Blanka Guzi

Personal information
- Nationality: Hungarian
- Born: 15 May 1999 (age 27)

Sport
- Country: Hungarian
- Sport: Modern pentathlon

Medal record
Women's modern pentathlon
Representing Hungary
World Championships
| Gold medal – first place | 2024 Zhengzhou | Team |
| Gold medal – first place | 2026 Guiyang | Individual |
| Silver medal – second place | 2021 Cairo | Team |
| Silver medal – second place | 2024 Zhengzhou | Individual |
| Silver medal – second place | 2025 Kaunas | Individual |
| Bronze medal – third place | 2022 Alexandria | Team |
| Bronze medal – third place | 2026 Guiyang | Mixed relay |
World Relay Championships
| Silver medal – second place | 2025 Alexandria | Relay |
European Games
| Bronze medal – third place | 2023 Kraków-Małopolska | Team |
European Championships
| Gold medal – first place | 2021 Nizhny Novgorod | Team |
| Gold medal – first place | 2025 Madrid | Team |
| Gold medal – first place | 2025 Madrid | Mixed relay |
| Gold medal – first place | 2026 Istanbul | Team |
| Gold medal – first place | 2026 Istanbul | Mixed relay |
| Silver medal – second place | 2021 Nizhny Novgorod | Individual |
| Bronze medal – third place | 2022 Székesfehérvár | Team |
| Bronze medal – third place | 2023 Kraków | Team |
| Bronze medal – third place | 2024 Budapest | Relay |
| Bronze medal – third place | 2026 Istanbul | Individual |

= Blanka Guzi =

Hungarian modern pentathlete

Blanka Guzi (born 15 May 1999) is a Hungarian modern pentathlete. She is a three-time medallist in the World Championships team event, as well as a silver medal winner in the individual event.

==Early life==
From Kistokaj, Guzi went to school in Miskolc. She played Handball before taking up modern pentathlon and became a member of the Miskolc Swimming Pentathlon Club and Herman Ottó Gimnázium. Guzi won individual silver and team gold at her first major international competition, the 2018 Junior European Championships.

==Career==
Guzi won bronze in the junior competition at the Laser Run World Championships in Dublin in 2018, and won gold at the same event in 2019 in Hungary.

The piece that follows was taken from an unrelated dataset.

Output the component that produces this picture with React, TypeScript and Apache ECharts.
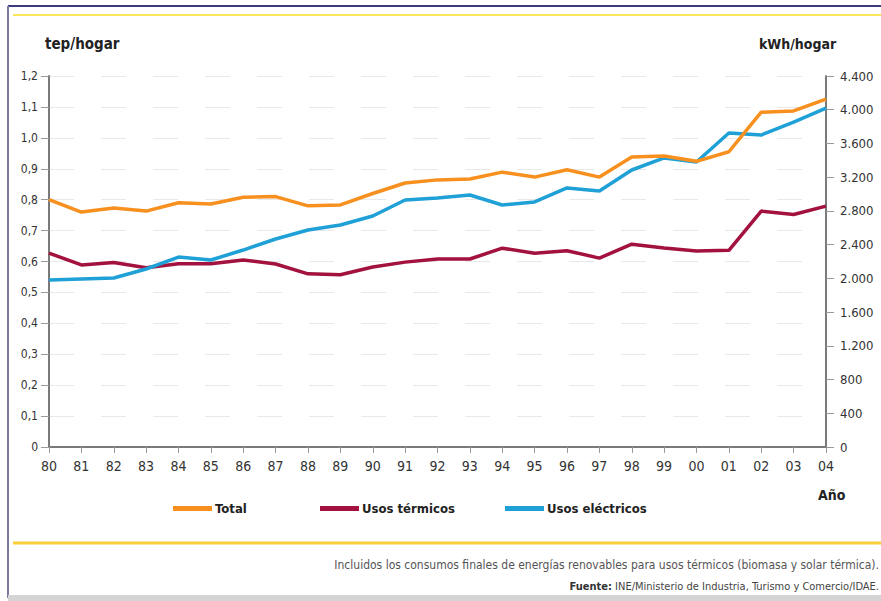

She won silver in the individual and gold in the team event at the 2021 European Modern Pentathlon Championships in Russia. That year, she won silver in the team event at the 2021 World Modern Pentathlon Championships in Cairo.

Guzi was a bronze medalist at the 2022 World Modern Pentathlon Championships in the women's team event in Alexandria, Egypt. That year, she was a medalist at the 2022 European Modern Pentathlon Championships in Hungary.

She won the 2023 Modern Pentathlon World Cup individual event in Budapest. Guzi was a bronze medalist at the 2023 European Games in Kraków in the women's team event.

Guzi had success at the 2024 Modern Pentathlon World Cup, winning a bronze medal in the Mixed team relay alongside Gergely Regős, in Budapest, and gold in the individual in Sofia, Bulgaria.

==Personal life==
In 2023, Guzi moved to Budapest and became a member of Diósgyőri VTK.